If Oreki’s family connection to the Classics Club mystery is obvious, it’s no more so than Chitanda’s – her Uncle was in the club, and he’s mentioned in the second-ever issue, the 1968
(which sets Hyou-ka in 2008) where there’s a reference (written by someone with the same first name – Youko – as the librarian) to mysterious events involving the Uncle the prior year. And given that the 1967 anthology is missing, there’s all the more reason to suspect someone is hiding someone – and maybe a lot of people are hiding a lot of things. It wasn’t a given that this show was going to have a “serious” mystery element at all, so that’s a welcome change.

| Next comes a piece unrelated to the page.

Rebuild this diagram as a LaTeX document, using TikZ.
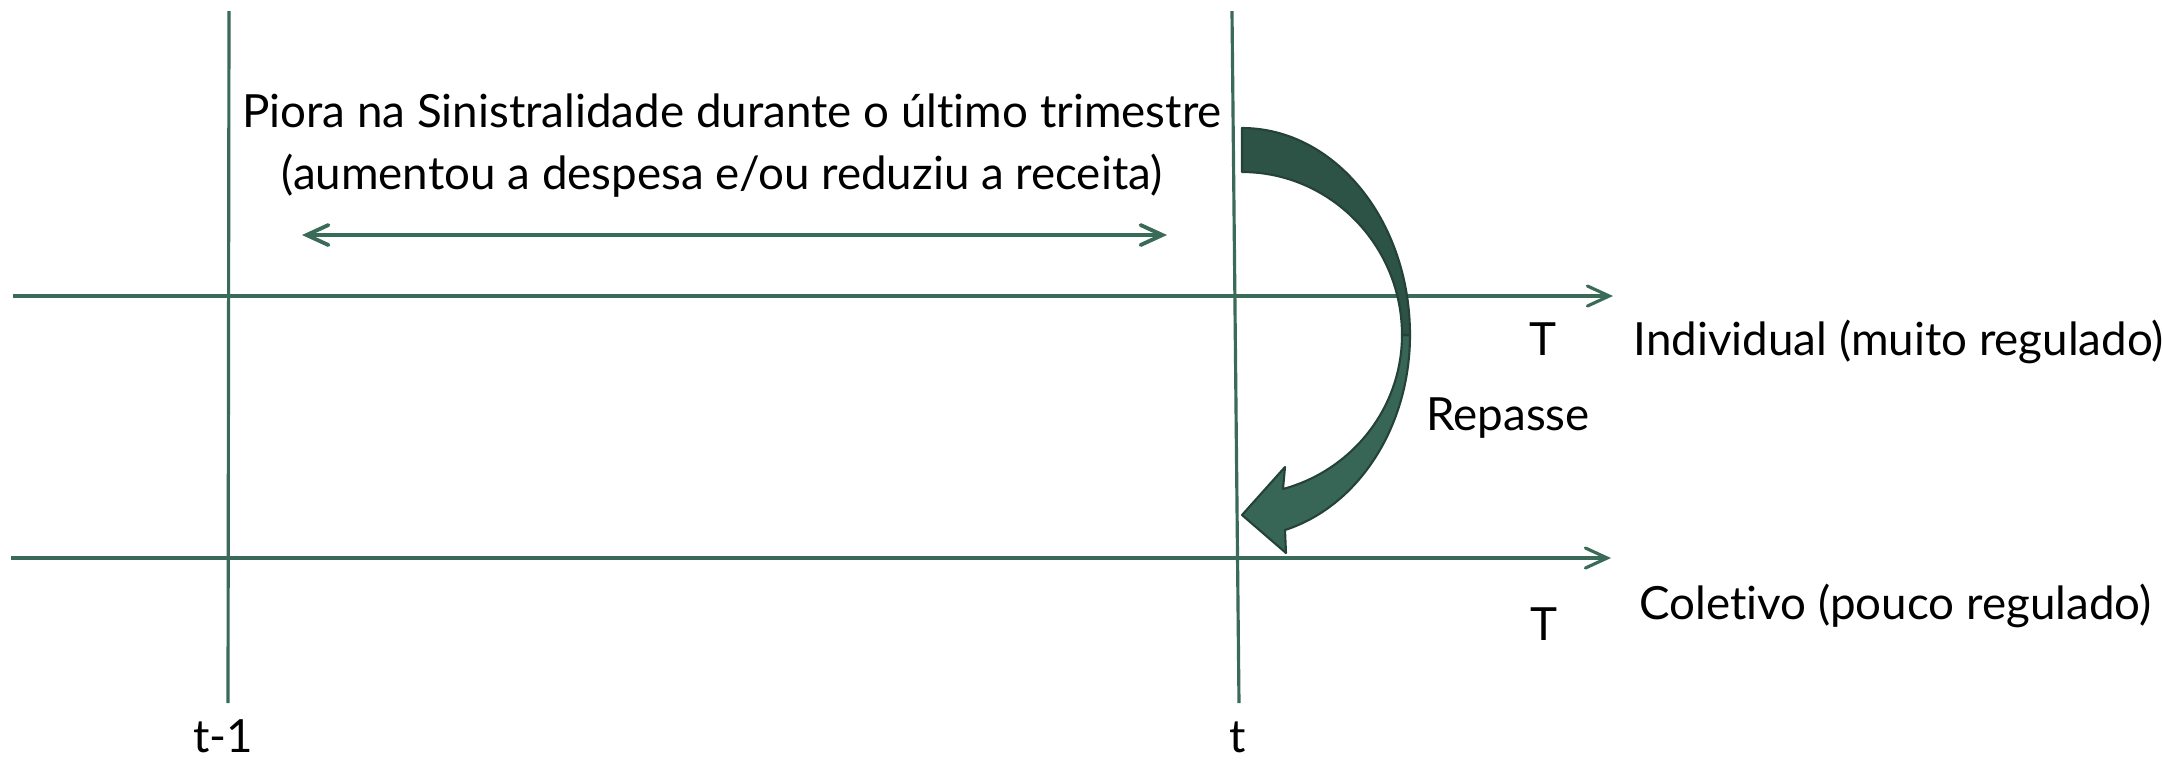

I’m still not wowed by any of the characters, or their interaction with each other. Chitanda is mesmerizing to look at, but quite ordinary to listen to, Houtaro’s pursuit of the slacker ideal feels pretty played out, and the predictability of his eventual warming up due to Chitanda’s influence robs that inevitable development of much dramatic impact. As with Clannad, with Hyou-ka though the best friend character is somewhat irritating, the relative blandness of the male lead makes his presence valuable – and I do think Hyou-ka missed Fukube’s energy this week. Baby steps, though – this was better on the whole, and improvement is certainly better than the alternative. With all the value for the dollar Hyou-ka provides with its visuals and music, episodes like this one are more than watchable.